Beliefnet News

c. 2011 Religion News Service

GRAND RAPIDS, Mich. (RNS) The doors of The Motion Initiative have just opened along a stretch of industrial buildings and already Thomas Fish can’t walk more than a few steps without being stopped.

“Mr. Thomas, are you busy?”

“Um, we lost a bolt.”

“Can I get assigned?”

“I need help.”

Wearing a blue apron that hangs nearly to his ankles, 10-year-old William Chiodo grasps a pair of bicycle reflectors and taps Fish’s elbow.

“Can I buy these today?” William asks.

“Usually kids tear those off,” Fish tells him, incredulous. “If you want them to put on your bike, I’m glad to let you have them.”

In another area, volunteer Andrew Harmon helps 11-year-old Dalton Standley fit a bicycle frame with new tires.

“Nice work, dude,” says Harmon, 22, a senior at nearby Calvin College. “Now spin it backwards.”

Dalton, all smiles, gives the rear tire a spin. Then, something attached to Harmon’s belt buckle catches his eye.

“What’s that?” asks the youngster.

“The key to my bass guitar case,” Harmon answers.

Dalton, all energy until now, stops. His eyes narrow.

“What’s a bass guitar?”

So begins another evening at the 4-year-old urban youth bicycling ministry run by United in Christ Ministries.

The Motion Initiative runs its full-service bike shop in four industrial garage bays, where neighborhood kids ages 10-18 are offered mechanic’s training, a chance to earn a bicycle of their own, mentoring and bike trips and races with volunteers.

The bicycles, parts and tools are hung, stacked and parked inside the estimated 1,800-square-foot space, all of it donated “from everywhere,” Fish said.

“That’s one way God has overly blessed us,” he said, “with materials.”

The ministry also operates a mobile bike repair shop that is taken into neighborhoods. About a third of the ministry’s $25,000 annual budget comes from proceeds from public sales of bikes that kids have repaired and expert mentors have tested and approved. The rest comes from grants, donations from churches and individuals and fundraisers hosted by area cycling shops and groups.

The bicycle outreach was started in 2007 by biking buddies Duane Petersen and Alan Close. At the time, Petersen, a social worker, lived in another urban Grand Rapids neighborhood.

“My way of relaxing when I came home was to go for a bike ride,” he said. “Out of the woodwork, kids would come and ask me to help them with their bikes. Like the Pied Piper, they would follow me on my rides.
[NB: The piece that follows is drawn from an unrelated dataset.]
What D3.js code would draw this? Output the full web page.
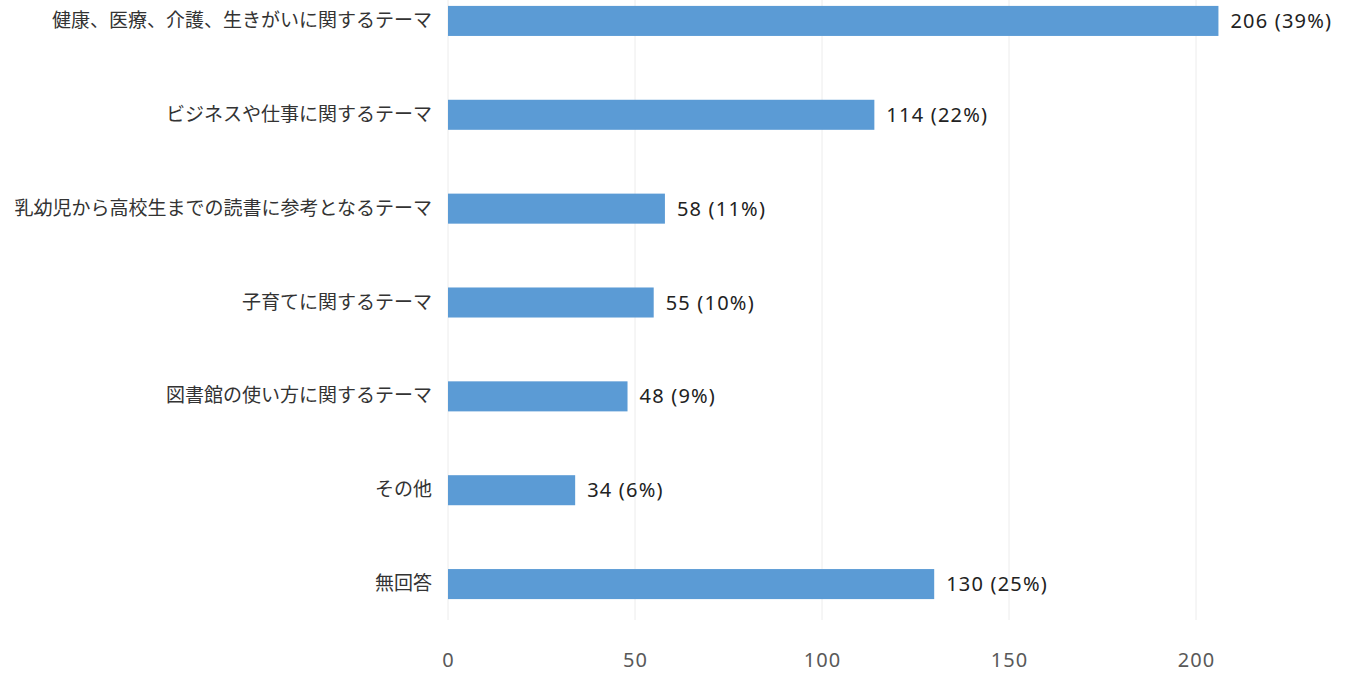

“I was thinking, this could turn into a mentoring ministry specific to kids. It’s so easy to lose kids’ attention, especially in the video game era. But the kids just keep coming back.”

A small area of the bicycle shop’s second floor is used for Bible study and devotions.

“Sometimes, we don’t talk about Jesus. We just ask, ‘What’s going on in your life today?”‘ Fish said. “The bike shop is just a connecting point.”

What Fish sees in the neighborhood he also calls home is “a lot of single-parent homes, a lot of absentee parents, most families living below the poverty level. A lot of these kids don’t see a whole lot out there as far as their future.”

Ministry leaders see the bicycle chain as a metaphor for freedom, in that bikes bring out in children a sense of adventure and hope.

“We want them to know that even though their lives are in this context right now, it doesn’t mean they can’t dream and grow beyond their circumstances,” Fish said.

Fish reminds potential mentors — and he can always use more of them — that kids are a work in progress.

“One thing I had to learn is not to expect change, but to have faith that down the road, something could change,” he said. “The hardest part is sometimes we don’t see the results, but we don’t lose faith that there will be.”

Kiki Rufus, 16, started hanging out at the bike shop a few years ago during summer vacations with her grandparents, who live in the neighborhood.

She learned enough about bicycles to earn her own, and last summer she worked as a paid intern at the shop, where she discovered she has a talent for bookkeeping.

“Before I came here, I never really had a goal about the future,” Kiki said. “But I’m really good at paperwork, billing. I actually like answering the phones, too.”

Now, Kiki is considering pursuing a degree in education.

“I’m thinking about becoming a teacher,” she said. “You get to spend time with kids, and you do have to mess with tons and tons of paper.”

(Morgan Jarema writes for The Grand Rapids Press in Grand Rapids, Mich.)